3. Reference was made to Kent v. The Vessel 'Maria Luisa' [2003] FCAFC 93 as authority for the proposition that the 'fixed' proprietary interest of a unit holder is subject to the terms of the trust deed. Reference is then made to Read v. The Commonwealth of Australia (1988) 167 CLR 57 as supporting the proposition that a unit holder in a unit trust has a proprietary interest in the property of the trust, but may be prevented by the terms of the trust deed from calling or vesting of any particular property of the trust to them.

4. Reference was made to CPT Custodian Pty Ltd v. Commissioner of State Revenue [2005] HCA 53, particularly paragraph 15:

    There is 'no constant, fixed normative meaning of the term 'unit trust'. Therefore the definition of unit trust is a broad one applying to many forms of trusts and the critical determinant of the operation of any unit trust is the trust deed which establishes it.

5. The applicant points out that the Commissioner has accepted the reasoning in CPT Custodian in that the Commissioner acknowledges that although a standard commercial unit trust may allow the right of a unit holder to have their units redeemed and allow the trustee to create additional units these features are not determinative of the status of a trust as a unit trust.

6. The applicant also referred to the final paragraph in the 'Reasons for Decision' in ATOID 2010/57, which acknowledges and accepts the decision of CPT Custodian. The final paragraph states that the basic requirements for a trust to be a unit trust for the purposes of Division 6C are:

    a) beneficiaries have an entitlement to a share of the beneficial interest in the trust (in either or both income and capital);

    b) the entitlement is measured by reference to a fixed standard or measurement howsoever described; and

    c) there is no requirement that the interests in the trust be labelled 'units'.

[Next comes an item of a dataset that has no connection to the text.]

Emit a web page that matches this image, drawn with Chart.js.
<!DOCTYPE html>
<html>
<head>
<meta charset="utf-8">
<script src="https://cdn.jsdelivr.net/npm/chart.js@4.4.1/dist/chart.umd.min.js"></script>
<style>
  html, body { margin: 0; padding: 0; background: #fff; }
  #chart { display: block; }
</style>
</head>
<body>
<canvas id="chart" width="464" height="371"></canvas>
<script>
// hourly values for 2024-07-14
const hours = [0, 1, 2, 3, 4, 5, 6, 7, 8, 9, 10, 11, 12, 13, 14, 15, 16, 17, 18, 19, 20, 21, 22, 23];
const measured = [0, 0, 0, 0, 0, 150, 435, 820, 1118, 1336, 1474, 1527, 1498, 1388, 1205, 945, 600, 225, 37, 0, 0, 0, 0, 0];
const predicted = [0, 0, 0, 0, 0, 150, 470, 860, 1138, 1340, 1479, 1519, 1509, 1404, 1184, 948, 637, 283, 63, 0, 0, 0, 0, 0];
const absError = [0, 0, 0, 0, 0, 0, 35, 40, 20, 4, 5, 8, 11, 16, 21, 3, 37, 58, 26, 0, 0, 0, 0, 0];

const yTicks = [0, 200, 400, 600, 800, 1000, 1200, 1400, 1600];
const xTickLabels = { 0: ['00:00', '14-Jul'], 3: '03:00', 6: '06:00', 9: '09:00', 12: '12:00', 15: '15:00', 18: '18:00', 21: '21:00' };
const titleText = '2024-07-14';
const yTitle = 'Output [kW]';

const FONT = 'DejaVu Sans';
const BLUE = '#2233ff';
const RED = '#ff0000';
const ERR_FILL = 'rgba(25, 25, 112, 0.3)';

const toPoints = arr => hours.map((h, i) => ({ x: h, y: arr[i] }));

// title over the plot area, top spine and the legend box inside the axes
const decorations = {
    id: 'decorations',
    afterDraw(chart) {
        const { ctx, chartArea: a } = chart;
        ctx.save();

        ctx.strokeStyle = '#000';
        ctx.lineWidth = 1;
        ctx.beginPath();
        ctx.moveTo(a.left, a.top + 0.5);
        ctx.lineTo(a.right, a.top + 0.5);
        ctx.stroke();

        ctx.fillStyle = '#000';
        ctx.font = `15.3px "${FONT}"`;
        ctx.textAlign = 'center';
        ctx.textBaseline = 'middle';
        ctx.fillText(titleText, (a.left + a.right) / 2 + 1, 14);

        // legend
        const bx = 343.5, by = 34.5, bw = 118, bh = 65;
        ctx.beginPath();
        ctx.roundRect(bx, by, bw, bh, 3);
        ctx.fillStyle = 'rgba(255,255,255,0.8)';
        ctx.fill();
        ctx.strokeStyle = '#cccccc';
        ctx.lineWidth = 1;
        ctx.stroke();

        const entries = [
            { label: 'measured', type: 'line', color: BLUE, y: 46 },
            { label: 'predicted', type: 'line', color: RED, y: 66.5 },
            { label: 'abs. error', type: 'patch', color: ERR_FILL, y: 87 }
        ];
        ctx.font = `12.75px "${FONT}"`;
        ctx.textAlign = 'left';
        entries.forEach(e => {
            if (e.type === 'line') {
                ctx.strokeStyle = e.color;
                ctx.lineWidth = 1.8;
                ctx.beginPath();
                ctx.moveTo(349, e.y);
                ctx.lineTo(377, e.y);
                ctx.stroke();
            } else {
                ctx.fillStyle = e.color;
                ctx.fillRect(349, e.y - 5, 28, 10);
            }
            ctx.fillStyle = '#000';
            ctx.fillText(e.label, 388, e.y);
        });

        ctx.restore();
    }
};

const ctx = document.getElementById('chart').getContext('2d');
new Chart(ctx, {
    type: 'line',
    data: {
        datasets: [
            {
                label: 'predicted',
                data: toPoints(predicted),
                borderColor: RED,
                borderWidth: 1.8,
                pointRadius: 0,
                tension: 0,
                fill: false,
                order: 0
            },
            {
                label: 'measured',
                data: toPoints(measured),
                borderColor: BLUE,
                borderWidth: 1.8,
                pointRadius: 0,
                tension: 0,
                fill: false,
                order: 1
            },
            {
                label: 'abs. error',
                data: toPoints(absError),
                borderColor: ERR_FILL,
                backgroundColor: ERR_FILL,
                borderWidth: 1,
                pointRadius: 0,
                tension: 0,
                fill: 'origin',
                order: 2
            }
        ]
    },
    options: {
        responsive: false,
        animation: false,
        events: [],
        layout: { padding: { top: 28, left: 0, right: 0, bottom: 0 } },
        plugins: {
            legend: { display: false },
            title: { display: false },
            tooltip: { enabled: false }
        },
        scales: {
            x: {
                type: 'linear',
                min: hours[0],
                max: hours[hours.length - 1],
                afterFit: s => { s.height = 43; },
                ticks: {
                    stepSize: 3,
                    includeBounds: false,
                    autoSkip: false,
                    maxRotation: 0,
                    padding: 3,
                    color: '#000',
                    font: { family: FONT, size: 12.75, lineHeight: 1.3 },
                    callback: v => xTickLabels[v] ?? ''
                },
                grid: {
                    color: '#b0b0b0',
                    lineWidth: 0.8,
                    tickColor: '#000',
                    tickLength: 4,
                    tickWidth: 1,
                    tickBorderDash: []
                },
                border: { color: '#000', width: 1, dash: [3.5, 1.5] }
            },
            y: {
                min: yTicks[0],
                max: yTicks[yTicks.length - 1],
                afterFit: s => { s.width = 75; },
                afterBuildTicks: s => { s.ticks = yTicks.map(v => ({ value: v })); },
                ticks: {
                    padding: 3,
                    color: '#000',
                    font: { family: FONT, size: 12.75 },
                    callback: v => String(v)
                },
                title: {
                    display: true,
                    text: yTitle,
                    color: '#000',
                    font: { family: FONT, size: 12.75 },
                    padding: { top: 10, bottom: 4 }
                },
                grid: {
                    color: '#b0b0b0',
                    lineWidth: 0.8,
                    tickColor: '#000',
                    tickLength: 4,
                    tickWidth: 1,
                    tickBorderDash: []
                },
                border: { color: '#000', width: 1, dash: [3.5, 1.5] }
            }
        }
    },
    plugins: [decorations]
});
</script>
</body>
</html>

7. The applicant then makes a number of points to apply the above principles to the Fund, by reference to the clauses of the trust deed.

Tax Office Position

The Tax Office position is that the Fund is not a unit trust for the purposes of Division 6C of Part III of the ITAA 1936 because the members of the Fund do not have beneficial interests in the income or property of the trust as asserted by the applicant. Provisions in the Trust Deed appear to deny a Member from having a beneficial interest in the income or capital of the Fund until some qualifying event occurs to them.

Further, no clauses of the Trust Deed indicate that members or beneficiaries have an absolute indefeasible interest in both the income and corpus of the trust. In fact the above clauses of the deed indicate that Members only have an entitlement to a Benefit upon the occurring of a qualifying event, such as reaching a specified retirement age or being made redundant. While it is true that there may be a positive monetary balance in a Member's account from time to time, until such a qualifying event occurs which crystallises their entitlement, a Member does not have a right to that money in their Member Account.

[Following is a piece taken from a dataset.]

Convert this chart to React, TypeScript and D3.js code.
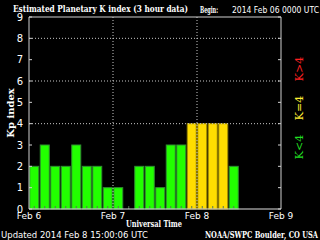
import React from "react";
import * as d3 from "d3";

const kpValues = [2, 3, 2, 2, 3, 2, 2, 1, 1, 0, 2, 2, 1, 3, 3, 4, 4, 4, 4, 2];
const dayLabels = ["Feb 6", "Feb 7", "Feb 8", "Feb 9"];
const yTicks = [0, 1, 2, 3, 4, 5, 6, 7, 8, 9];
const gridLevels = [4, 6, 8];

const W = 320;
const H = 240;
const left = 29;
const right = 281;
const top = 17;
const bottom = 209;

function colorFor(v: number) {
  if (v > 4) return { fill: "#ff2020", stroke: "#992020" };
  if (v === 4) return { fill: "#ffdd00", stroke: "#a08a00" };
  return { fill: "#22ff00", stroke: "#2f8f2f" };
}

export default function App() {
  const x = d3.scaleLinear().domain([0, 24]).range([left, right]);
  const y = d3.scaleLinear().domain([0, 9]).range([bottom, top]);
  const slot = x(1) - x(0);
  const barW = slot - 1.5;
  const serif = "'DejaVu Serif', 'Liberation Serif', serif";
  const sans = "'DejaVu Sans', 'Liberation Sans', sans-serif";

  return (
    <svg width={W} height={H} style={{ position: "absolute", left: 0, top: 0, background: "#000" }}>
      <rect x={0} y={0} width={W} height={H} fill="#000" />
      {/* title */}
      <text x={13} y={12} fontFamily={serif} fontWeight="bold" fontSize={10} fill="#fff" textLength={175} lengthAdjust="spacingAndGlyphs">
        Estimated Planetary K index (3 hour data)
      </text>
      <text x={200} y={13} fontFamily={serif} fontWeight="bold" fontSize={8.5} fill="#fff" textLength={18} lengthAdjust="spacingAndGlyphs">
        Begin:
      </text>
      <text x={232} y={13} fontFamily={sans} fontSize={9} fill="#fff" textLength={87} lengthAdjust="spacingAndGlyphs">
        2014 Feb 06 0000 UTC
      </text>

      {/* bars */}
      {kpValues.map((v, i) => {
        if (v <= 0) return null;
        const c = colorFor(v);
        return (
          <rect
            key={i}
            x={x(i) + 0.75}
            y={y(v)}
            width={barW}
            height={y(0) - y(v)}
            fill={c.fill}
            stroke={c.stroke}
            strokeWidth={1}
          />
        );
      })}

      {/* bottom minor ticks */}
      {kpValues.map((_, i) => (
        <line key={"mt" + i} x1={x(i + 0.5)} x2={x(i + 0.5)} y1={bottom} y2={bottom - 3} stroke="#557755" strokeWidth={1} />
      ))}

      {/* dotted grid */}
      {gridLevels.map((g) => (
        <line key={"g" + g} x1={left} x2={right} y1={y(g)} y2={y(g)} stroke="#c8c8c8" strokeWidth={1} strokeDasharray="1,2" />
      ))}
      {[8, 16].map((d) => (
        <line key={"v" + d} x1={x(d)} x2={x(d)} y1={top} y2={bottom} stroke="#c8c8c8" strokeWidth={1} strokeDasharray="1,2" />
      ))}

      {/* frame */}
      <line x1={left} x2={right} y1={top} y2={top} stroke="#d0d0d0" />
      <line x1={left} x2={left} y1={top} y2={bottom} stroke="#d0d0d0" />
      <line x1={right} x2={right} y1={top} y2={bottom} stroke="#d0d0d0" />
      <line x1={left} x2={right} y1={bottom} y2={bottom} stroke="#e0e0e0" />

      {/* y ticks */}
      {yTicks.map((t) => (
        <g key={"yt" + t}>
          <line x1={left} x2={left + 3} y1={y(t)} y2={y(t)} stroke="#d0d0d0" />
          <line x1={right - 3} x2={right} y1={y(t)} y2={y(t)} stroke="#d0d0d0" />
          <text x={23} y={y(t) + 3.5} textAnchor="end" fontFamily={sans} fontSize={10} fill="#fff">
            {t}
          </text>
        </g>
      ))}

      {/* x labels */}
      {dayLabels.map((d, i) => (
        <text key={d} x={x(i * 8)} y={219} textAnchor="middle" fontFamily={sans} fontSize={9} fill="#fff">
          {d}
        </text>
      ))}

      <text transform={`translate(14,${y(4.5)}) rotate(-90)`} textAnchor="middle" fontFamily={serif} fontWeight="bold" fontSize={10} fill="#fff">
        Kp index
      </text>
      <text x={154} y={227} textAnchor="middle" fontFamily={serif} fontWeight="bold" fontSize={9} fill="#fff" textLength={56} lengthAdjust="spacingAndGlyphs">
        Universal Time
      </text>

      {/* right-side legend */}
      <text transform={`translate(303,69) rotate(-90)`} textAnchor="middle" fontFamily={serif} fontSize={11} fill="#ff2020">
        {"K>4"}
      </text>
      <text transform={`translate(303,108) rotate(-90)`} textAnchor="middle" fontFamily={serif} fontSize={11} fill="#ffee33">
        {"K=4"}
      </text>
      <text transform={`translate(303,147) rotate(-90)`} textAnchor="middle" fontFamily={serif} fontSize={11} fill="#22dd22">
        {"K<4"}
      </text>

      {/* footer */}
      <text x={1} y={238} fontFamily={sans} fontSize={9} fill="#fff" textLength={147} lengthAdjust="spacingAndGlyphs">
        Updated 2014 Feb  8 15:00:06 UTC
      </text>
      <text x={318} y={238} textAnchor="end" fontFamily={serif} fontWeight="bold" fontSize={9} fill="#fff" textLength={113} lengthAdjust="spacingAndGlyphs">
        NOAA/SWPC Boulder, CO USA
      </text>
    </svg>
  );
}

In other words, entitlement to a Benefit from the Fund is contingent upon events happening in a similar way to that of superannuation funds where members have entitlements to receive benefits only when particular specified events occur.

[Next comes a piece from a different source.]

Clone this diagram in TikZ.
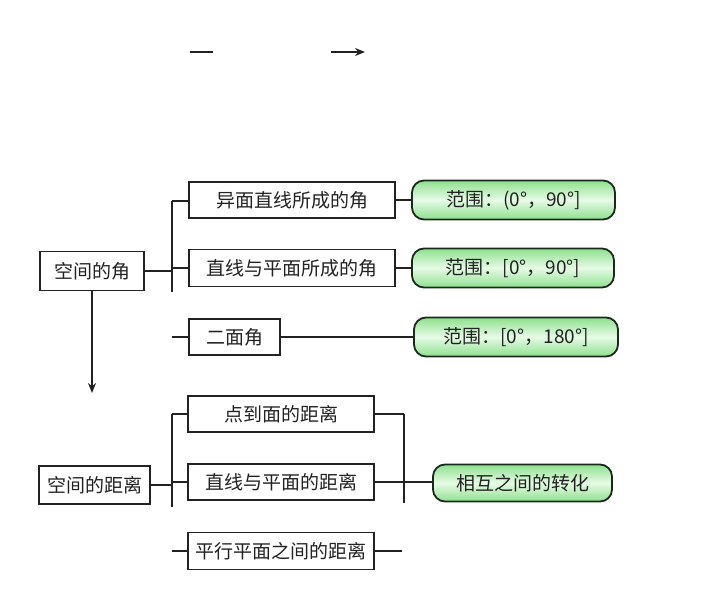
\documentclass[tikz,border=0pt]{standalone}
\usepackage{fontspec}
\usepackage{xcolor}
\usepackage{tikz}
\usetikzlibrary{arrows.meta}
\newfontfamily\cjk{Noto Sans CJK SC}
\definecolor{ink}{HTML}{222222}
\definecolor{edge}{HTML}{1A2A1A}
\definecolor{leaf}{HTML}{8EE08E}
\definecolor{leaflt}{HTML}{E6FBE6}
\tikzset{
  link/.style={draw=ink, line width=1.5pt},
  box/.style={draw=ink, line width=1.2pt, fill=white, inner sep=0pt,
    minimum height=36pt, font=\cjk\fontsize{19}{19}\selectfont, text=ink},
  rng/.style={draw=edge, line width=1.8pt, rounded corners=12pt, inner sep=0pt,
    minimum height=38pt, top color=leaf, bottom color=leaf, middle color=leaflt,
    font=\cjk\fontsize{19}{19}\selectfont, text=ink},
}
\begin{document}
\begin{tikzpicture}[x=1pt, y=-1pt]
  \useasboundingbox (0,0) rectangle (717,605);
  % top strokes
  \coordinate (t1a) at (190,52); \coordinate (t1b) at (213,52);
  \coordinate (t2a) at (331,52); \coordinate (t2b) at (365,52);
  \draw[link] (t1a) -- (t1b);
  \draw[link, -{Stealth[length=10pt, width=8pt]}] (t2a) -- (t2b);

  % angles
  \node[box, minimum width=104pt, minimum height=39pt] (jiao) at (92,271) {空间的角};
  \node[box, minimum width=206pt] (a1) at (292,200) {异面直线所成的角};
  \node[box, minimum width=206pt, minimum height=37pt] (a2) at (292,268) {直线与平面所成的角};
  \node[box, minimum width=91pt] (a3) at (234.5,337) {二面角};
  \node[rng, minimum width=203pt, minimum height=39pt] (r1) at (513.5,200) {范围：(0°，90°]};
  \node[rng, minimum width=202pt, minimum height=39pt] (r2) at (513,268) {范围：[0°，90°]};
  \node[rng, minimum width=204pt, minimum height=39pt] (r3) at (516,337) {范围：[0°，180°]};
  \coordinate (ba1) at (172,201); \coordinate (ba2) at (172,292);
  \coordinate (ta3) at (172,337);
  \draw[link] (ba1) -- (ba2);
  \draw[link] (jiao.east) -- (jiao.east -| ba1);
  \draw[link] (ba1) -- (ba1 -| a1.west);
  \draw[link] (a2.west -| ba1) -- (a2.west);
  \draw[link] (ta3) -- (a3.west);
  \draw[link] (a1.east) -- (r1.west);
  \draw[link] (a2.east) -- (r2.west);
  \draw[link] (a3.east) -- (r3.west);

  % distances
  \coordinate (down) at (92,393);
  \draw[link, -{Stealth[length=10pt, width=8pt]}] (jiao.south) -- (down);
  \node[box, minimum width=111pt, minimum height=38pt] (juli) at (94.5,485) {空间的距离};
  \node[box, minimum width=186pt] (d1) at (281,414) {点到面的距离};
  \node[box, minimum width=186pt] (d2) at (281,482) {直线与平面的距离};
  \node[box, minimum width=186pt, minimum height=37pt] (d3) at (281,551) {平行平面之间的距离};
  \node[rng, minimum width=179pt, minimum height=37pt] (r4) at (522.5,483) {相互之间的转化};
  \coordinate (bb1) at (172,414); \coordinate (bb2) at (172,507);
  \coordinate (bc1) at (404,414); \coordinate (bc2) at (404,503);
  \coordinate (td3l) at (172,551); \coordinate (td3r) at (402,551);
  \draw[link] (bb1) -- (bb2);
  \draw[link] (juli.east) -- (juli.east -| bb1);
  \draw[link] (bb1) -- (d1.west);
  \draw[link] (d2.west -| bb1) -- (d2.west);
  \draw[link] (td3l) -- (d3.west);
  \draw[link] (d3.east) -- (td3r);
  \draw[link] (bc1) -- (bc2);
  \draw[link] (d1.east) -- (bc1);
  \draw[link] (d2.east) -- (d2.east -| r4.west);
\end{tikzpicture}
\end{document}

Although there are no court decisions which have directly involved worker entitlement or redundancy funds and the standing of the members' entitlements in such funds, some guidance can be found in cases involving superannuation funds. This guidance lends support the notion that a member of a fund which receives money contributed on the member's behalf and holds that money to the credit of that member is not beneficially entitled to either the income or capital of the fund representing that credit until some qualifying event occurs.

In Re Coram; Ex Parte Official Trustee in Bankruptcy v. Inglis and Ors (1992) 109 ALR 355 it was held that members of a superannuation fund only have a contingent beneficial interest in the income and capital of the fund. Per O'Loughlin J:

    Historically, a superannuation fund was a form of trust that an employer established for the benefit of his employees. A common form of benefit was a lump sum payment that was payable to the employee (or his dependants) upon the event of his retirement or earlier death; another well known benefit was a pension plan. Conceptually however, the employee was only intended to benefit upon retirement; thus he would not necessarily receive any part of the amount allocated to the credit of his account if there was an early resignation or dismissal. The emphasis on the benefit maturing upon retirement also emphasised that until retirement the member's rights to or interest in any benefit were inchoate and would not crystallise until retirement (or earlier death). Even though the benefits afforded through superannuation funds have improved materially over the years - in particular, it is common place for some reduced benefit to vest upon premature retirement and for provisions to cover illness or injury - the inchoate nature of the member's rights or interests have remained unaltered. Until the happening of a prescribed even that will crystallise his right into an actual entitlement, a member of a superannuation fund is neither the legal nor the beneficial owner of the amount that stands to the credit of his account from time to time.

Gummow J adopted similar reasoning in another case concerning a superannuation fund - Caboche and Another v. Ramsay and Others (1993) ALR 215 at 230:

    The property forming the fund was settled on the trustees for the benefit of Mr Bond. Upon the constitution of the fund Mr Bond obtained an equitable proprietary interest in the fund, albeit one which did not carry an immediate right to payment. It should be noted that the existence of the power in r 7(2) to deduct amounts from the member accounts to pay expenses of administering the fund does not require any contrary conclusion. Baker v Archer-Shee [1927] AC 844, the effect of which so often has been debated, is at least clear authority to that effect.

    The interest of Mr Bond was conditional in the sense that no benefit might be paid until certain conditions were satisfied. The conditions are found in rr 9-14 inclusive. Upon the occurrence of any of these conditions, Mr Bond's interest is altered. For example, if Mr Bond were to retire from the employment of an employer but not from the workforce, then under r 9(2) he would obtain two further interests, one being a right to immediate payment of so much of his member account balance as is not required to be preserved, and the other being a further conditional interest in so much of his member account balance as is required by the Standards Act or the regulations to be preserved. The conditions governing the payment of this second payment are contained in r 15.

Conclusion

The restrictions imposed on the rights of the Members by clauses in the Trust Deed are inconsistent with a conclusion that the Members have a beneficial interest in the income and capital of the Fund because of the restrictions that those clauses impose.

As the Members do not have the beneficial interest in income and capital of the trust they do not possess units in the Fund. Therefore the Fund does not satisfy the test of being a unit trust and it then follows that the Fund cannot be regarded as a public trading trust for the purposes of Division 6C of Part III of the ITAA 1936.